Kemudian, Ahmadi pendamping prosesi pembai’atan berpesan, agar orang yang telah berbai’at itu, sekali-kali tidak boleh shalat bermakmum di belakang imam yang bukan Qadiani atau Ahmadiyah. Selain itu ia juga dilarang kawin atau menikah dengan orang bukan Qadiani. Di sini kebencian kepada umat Islam secara licik mulai mereka sisipkan.
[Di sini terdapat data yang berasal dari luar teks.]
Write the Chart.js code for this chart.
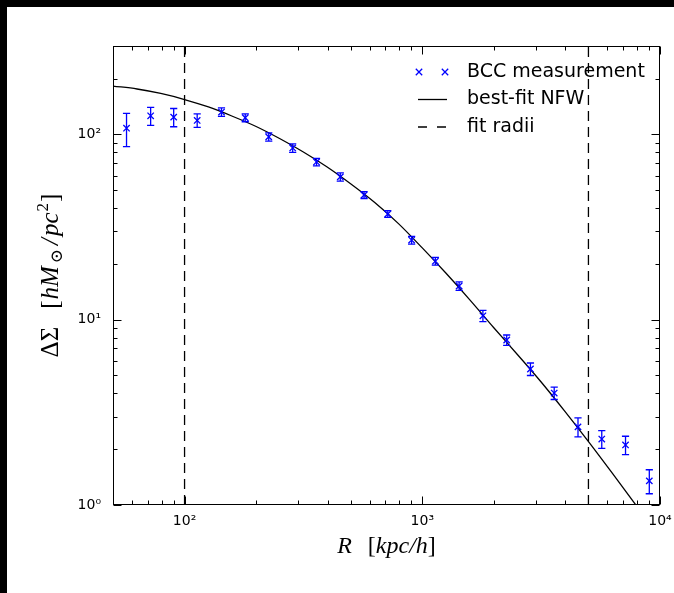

Sebab menurut aqidah Ahmadiyah: “Siapa saja yang tidak mengimani Mirza Ghulam Ahmad sebagai Imam Zaman, Imam Mahdi dan Rasul Allah, maka orang itu adalah kafir dan matinya mati jahiliyah.”
Dari beberapa penjelasan diatas terang terbukti, bahwa tidak ada kesesuaian kebenaran antara apa yang disampaikan Ahmad Mubarik serta 12 Butir Penjelasan Ahmadiyah dengan berbagai keyakinan dan amalan yang terjadi dalam Ahmadiyah.
Justru itu, dalam konteks ajaran Islam dikaitkan dengan kehidupan berbangsa dan bernegara, sangat tepat dan amat beralasan bila Bakor Pakem seputar kontroversi mengenai Ahmadiyah, akhirnya merekomendasi bahwa Ahmadiyah sesungguhnya telah melakukan kegiatan dan penafsiran keagamaan menyimpang dari pokok-pokok ajaran Islam, serta menimbulkan keresahan dan pertentangan dalam masyarakat.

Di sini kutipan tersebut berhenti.